On Mon, 2008-01-28 at 05:38 +0100, Andi Kleen wrote:
> On Monday 28 January 2008 05:13:09 Trond Myklebust wrote:
> > 
> > On Mon, 2008-01-28 at 03:58 +0100, Andi Kleen wrote:
> > > The problem is that it's not a race in who gets to do its thing first, 
> > > but a 
> > > parallel reader can actually see a corrupted value from the two 
> > > independent 
> > > words on 32bit (e.g. during a 4GB). And this could actually completely 
> > > corrupt 
> > > f_pos when it happens with two racing relative seeks or read/write()s
> > > 
> > > I would consider that a bug.
> > 
> > I disagree.
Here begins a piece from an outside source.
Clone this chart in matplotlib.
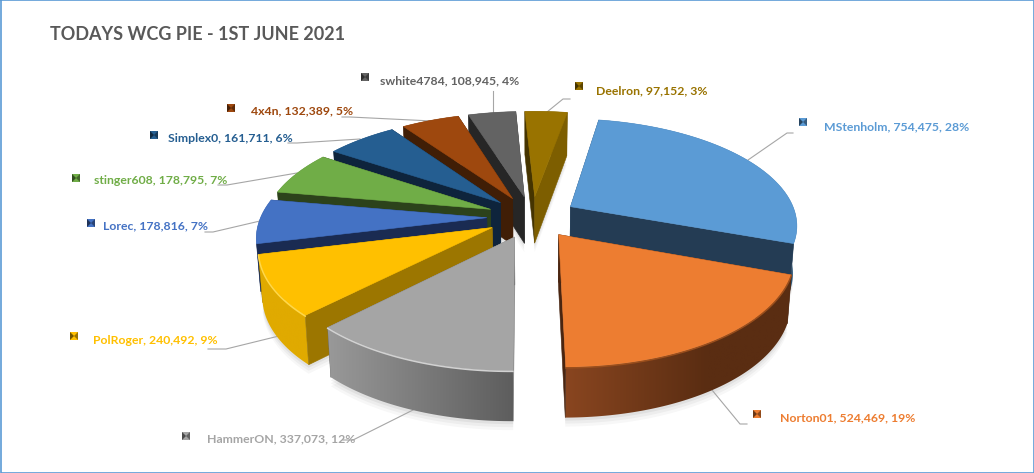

The corruption occurs because this isn't a situation that is
> > allowed by either POSIX or SUSv2/v3. Exactly what spec are you referring
> > to here?
> 
> No specific spec, just general quality of implementation. We normally don't 
> have
> non thread safe system calls even if it was in theory allowed by some 
> specification.

We've had the existing implementation for quite some time. The arguments
against changing it have been the same all along: if your application
wants to share files between threads, the portability argument implies
that you should either use pread/pwrite or use a mutex or some other
form of synchronisation primitive in order to ensure that
lseek()/read()/write() do not overlap.